> [Source excerpt]
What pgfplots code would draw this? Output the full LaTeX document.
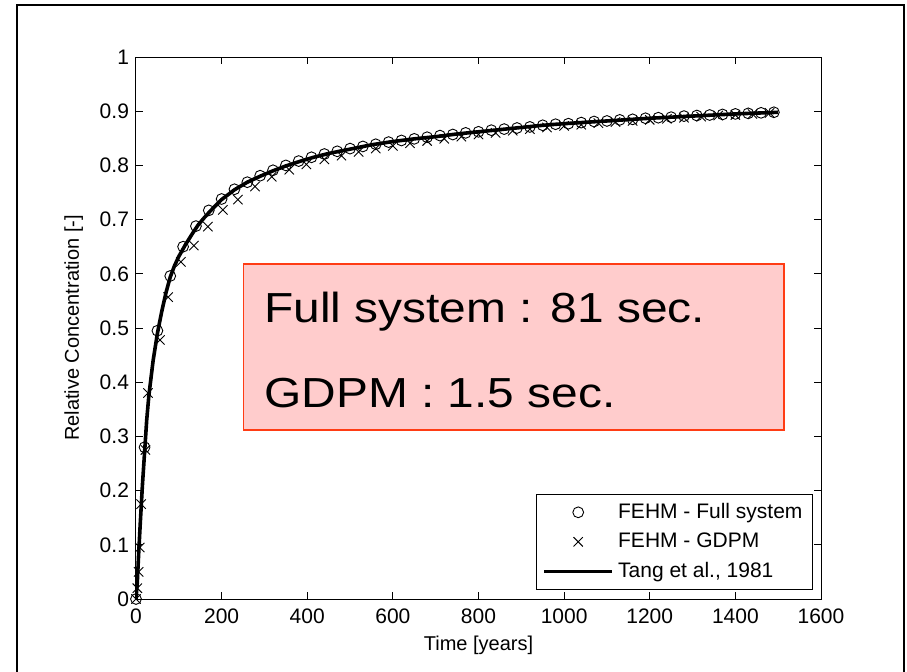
\documentclass[border=0pt]{standalone}
\usepackage{fontspec}
\setmainfont{Liberation Sans}
\usepackage{pgfplots}
\pgfplotsset{compat=1.18}
\usepackage{pgfplotstable}
\definecolor{boxfill}{RGB}{255,204,204}
\definecolor{boxline}{RGB}{255,60,20}
\pgfplotsset{
  legmark/.style={legend image code/.code={\draw[mark repeat=2,mark phase=2,##1] plot coordinates {(0cm,0cm)(0.6cm,0cm)(1.2cm,0cm)};}},
  legline/.style={legend image code/.code={\draw[##1] (0cm,0cm) -- (1.2cm,0cm);}},
}

\pgfplotstableread{
t c
0 0
20 0.28
50 0.495
80 0.596
110 0.650
140 0.688
170 0.717
200 0.738
230 0.756
260 0.769
290 0.781
320 0.791
350 0.800
380 0.808
410 0.815
440 0.821
470 0.826
500 0.831
530 0.835
560 0.839
590 0.843
620 0.846
650 0.849
680 0.852
710 0.855
740 0.857
770 0.860
800 0.862
830 0.865
860 0.867
890 0.869
920 0.871
950 0.874
980 0.876
1010 0.877
1040 0.879
1070 0.881
1100 0.882
1130 0.884
1160 0.885
1190 0.887
1220 0.888
1250 0.889
1280 0.891
1310 0.892
1340 0.893
1370 0.894
1400 0.895
1430 0.896
1460 0.897
1490 0.898
}\fullsys

\pgfplotstableread{
t c
0 0
3 0.02
6 0.05
9 0.095
12 0.175
22 0.275
28 0.38
56 0.478
75 0.557
105 0.622
135 0.652
168 0.687
203 0.718
238 0.737
278 0.761
317 0.779
358 0.792
398 0.802
440 0.811
480 0.818
520 0.825
560 0.831
600 0.836
640 0.841
680 0.845
720 0.849
760 0.853
800 0.857
840 0.860
880 0.864
920 0.867
960 0.870
1000 0.873
1040 0.875
1080 0.878
1120 0.880
1160 0.882
1200 0.884
1240 0.886
1280 0.888
1320 0.890
1360 0.892
1400 0.893
1440 0.895
1480 0.897
}\gdpm

\pgfplotstableread{
t c
0 0
3 0.03
6 0.08
10 0.14
15 0.21
20 0.27
25 0.33
30 0.375
40 0.44
50 0.49
60 0.53
70 0.565
80 0.594
90 0.615
100 0.632
115 0.653
130 0.672
145 0.690
160 0.704
175 0.717
200 0.737
230 0.755
260 0.769
290 0.780
320 0.790
350 0.799
385 0.808
415 0.815
450 0.822
500 0.830
550 0.838
600 0.844
650 0.849
700 0.853
750 0.858
800 0.862
850 0.866
900 0.870
950 0.874
1000 0.877
1100 0.882
1200 0.887
1300 0.891
1400 0.895
1500 0.898
}\tang

\begin{document}
\begin{tikzpicture}
\useasboundingbox (0,0) rectangle (453.5pt,335.5pt);
\draw[line width=0.75pt] (8.5pt,-3pt) -- (8.5pt,333pt) -- (452pt,333pt) -- (452pt,-3pt);
\begin{axis}[
  at={(68pt,36pt)}, anchor=south west,
  scale only axis, width=342.5pt, height=271pt,
  xmin=0, xmax=1600, ymin=0, ymax=1,
  xtick={0,200,400,600,800,1000,1200,1400,1600},
  ytick={0,0.1,0.2,0.3,0.4,0.5,0.6,0.7,0.8,0.9,1},
  scaled x ticks=false,
  /pgf/number format/assume math mode=true,
  /pgf/number format/1000 sep={},
  tick label style={font=\fontsize{10.5}{12}\selectfont},
  xticklabel style={yshift=-1.5pt},
  tick align=inside, major tick length=3.5pt,
  tick style={black, line width=0.5pt},
  axis line style={line width=0.5pt},
  xlabel={Time [years]},
  ylabel={Relative Concentration [-]},
  label style={font=\fontsize{10}{12}\selectfont},
  xlabel style={at={(axis description cs:0.5,-0.085)}, anchor=center},
  ylabel style={at={(axis description cs:-0.091,0.5)}, anchor=center},
  legend style={at={(axis description cs:1,0)}, anchor=south east,
    xshift=-4pt, yshift=4.5pt, draw=black, line width=0.5pt,
    font=\fontsize{10.5}{12}\selectfont, row sep=1.8pt,
    inner xsep=3pt, inner ysep=2.5pt},
  legend cell align=left,
]
\addplot[only marks, mark=o, mark size=2.7pt, black, mark options={line width=0.45pt}, legmark]
  table[x=t,y=c] {\fullsys};
\addlegendentry{FEHM - Full system}
\addplot[only marks, mark=x, mark size=3.3pt, black, mark options={line width=0.45pt}, legmark]
  table[x=t,y=c] {\gdpm};
\addlegendentry{FEHM - GDPM}
\addplot[black, line width=1.8pt, no marks, legline]
  table[x=t,y=c] {\tang};
\addlegendentry{Tang et al., 1981}
\draw[fill=boxfill, draw=boxline, line width=0.75pt] (axis cs:251,0.312) rectangle (axis cs:1513,0.618);
\node[anchor=base west, font=\fontsize{21}{24}\selectfont, inner sep=0pt, xscale=1.14] at (axis cs:299,0.511) {Full system : 81 sec.};
\node[anchor=base west, font=\fontsize{21}{24}\selectfont, inner sep=0pt, xscale=1.14] at (axis cs:299,0.354) {GDPM : 1.5 sec.};
\end{axis}
\end{tikzpicture}
\end{document}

> [Directions for this task] Images in the data above are to be skipped. Retype all other material exactly.

> [Output for this exercise]
What pgfplots code would draw this? Output the full LaTeX document.
\documentclass[border=0pt]{standalone}
\usepackage{fontspec}
\setmainfont{Liberation Sans}
\usepackage{pgfplots}
\pgfplotsset{compat=1.18}
\usepackage{pgfplotstable}
\definecolor{boxfill}{RGB}{255,204,204}
\definecolor{boxline}{RGB}{255,60,20}
\pgfplotsset{
  legmark/.style={legend image code/.code={\draw[mark repeat=2,mark phase=2,##1] plot coordinates {(0cm,0cm)(0.6cm,0cm)(1.2cm,0cm)};}},
  legline/.style={legend image code/.code={\draw[##1] (0cm,0cm) -- (1.2cm,0cm);}},
}

\pgfplotstableread{
t c
0 0
20 0.28
50 0.495
80 0.596
110 0.650
140 0.688
170 0.717
200 0.738
230 0.756
260 0.769
290 0.781
320 0.791
350 0.800
380 0.808
410 0.815
440 0.821
470 0.826
500 0.831
530 0.835
560 0.839
590 0.843
620 0.846
650 0.849
680 0.852
710 0.855
740 0.857
770 0.860
800 0.862
830 0.865
860 0.867
890 0.869
920 0.871
950 0.874
980 0.876
1010 0.877
1040 0.879
1070 0.881
1100 0.882
1130 0.884
1160 0.885
1190 0.887
1220 0.888
1250 0.889
1280 0.891
1310 0.892
1340 0.893
1370 0.894
1400 0.895
1430 0.896
1460 0.897
1490 0.898
}\fullsys

\pgfplotstableread{
t c
0 0
3 0.02
6 0.05
9 0.095
12 0.175
22 0.275
28 0.38
56 0.478
75 0.557
105 0.622
135 0.652
168 0.687
203 0.718
238 0.737
278 0.761
317 0.779
358 0.792
398 0.802
440 0.811
480 0.818
520 0.825
560 0.831
600 0.836
640 0.841
680 0.845
720 0.849
760 0.853
800 0.857
840 0.860
880 0.864
920 0.867
960 0.870
1000 0.873
1040 0.875
1080 0.878
1120 0.880
1160 0.882
1200 0.884
1240 0.886
1280 0.888
1320 0.890
1360 0.892
1400 0.893
1440 0.895
1480 0.897
}\gdpm

\pgfplotstableread{
t c
0 0
3 0.03
6 0.08
10 0.14
15 0.21
20 0.27
25 0.33
30 0.375
40 0.44
50 0.49
60 0.53
70 0.565
80 0.594
90 0.615
100 0.632
115 0.653
130 0.672
145 0.690
160 0.704
175 0.717
200 0.737
230 0.755
260 0.769
290 0.780
320 0.790
350 0.799
385 0.808
415 0.815
450 0.822
500 0.830
550 0.838
600 0.844
650 0.849
700 0.853
750 0.858
800 0.862
850 0.866
900 0.870
950 0.874
1000 0.877
1100 0.882
1200 0.887
1300 0.891
1400 0.895
1500 0.898
}\tang

\begin{document}
\begin{tikzpicture}
\useasboundingbox (0,0) rectangle (453.5pt,335.5pt);
\draw[line width=0.75pt] (8.5pt,-3pt) -- (8.5pt,333pt) -- (452pt,333pt) -- (452pt,-3pt);
\begin{axis}[
  at={(68pt,36pt)}, anchor=south west,
  scale only axis, width=342.5pt, height=271pt,
  xmin=0, xmax=1600, ymin=0, ymax=1,
  xtick={0,200,400,600,800,1000,1200,1400,1600},
  ytick={0,0.1,0.2,0.3,0.4,0.5,0.6,0.7,0.8,0.9,1},
  scaled x ticks=false,
  /pgf/number format/assume math mode=true,
  /pgf/number format/1000 sep={},
  tick label style={font=\fontsize{10.5}{12}\selectfont},
  xticklabel style={yshift=-1.5pt},
  tick align=inside, major tick length=3.5pt,
  tick style={black, line width=0.5pt},
  axis line style={line width=0.5pt},
  xlabel={Time [years]},
  ylabel={Relative Concentration [-]},
  label style={font=\fontsize{10}{12}\selectfont},
  xlabel style={at={(axis description cs:0.5,-0.085)}, anchor=center},
  ylabel style={at={(axis description cs:-0.091,0.5)}, anchor=center},
  legend style={at={(axis description cs:1,0)}, anchor=south east,
    xshift=-4pt, yshift=4.5pt, draw=black, line width=0.5pt,
    font=\fontsize{10.5}{12}\selectfont, row sep=1.8pt,
    inner xsep=3pt, inner ysep=2.5pt},
  legend cell align=left,
]
\addplot[only marks, mark=o, mark size=2.7pt, black, mark options={line width=0.45pt}, legmark]
  table[x=t,y=c] {\fullsys};
\addlegendentry{FEHM - Full system}
\addplot[only marks, mark=x, mark size=3.3pt, black, mark options={line width=0.45pt}, legmark]
  table[x=t,y=c] {\gdpm};
\addlegendentry{FEHM - GDPM}
\addplot[black, line width=1.8pt, no marks, legline]
  table[x=t,y=c] {\tang};
\addlegendentry{Tang et al., 1981}
\draw[fill=boxfill, draw=boxline, line width=0.75pt] (axis cs:251,0.312) rectangle (axis cs:1513,0.618);
\node[anchor=base west, font=\fontsize{21}{24}\selectfont, inner sep=0pt, xscale=1.14] at (axis cs:299,0.511) {Full system : 81 sec.};
\node[anchor=base west, font=\fontsize{21}{24}\selectfont, inner sep=0pt, xscale=1.14] at (axis cs:299,0.354) {GDPM : 1.5 sec.};
\end{axis}
\end{tikzpicture}
\end{document}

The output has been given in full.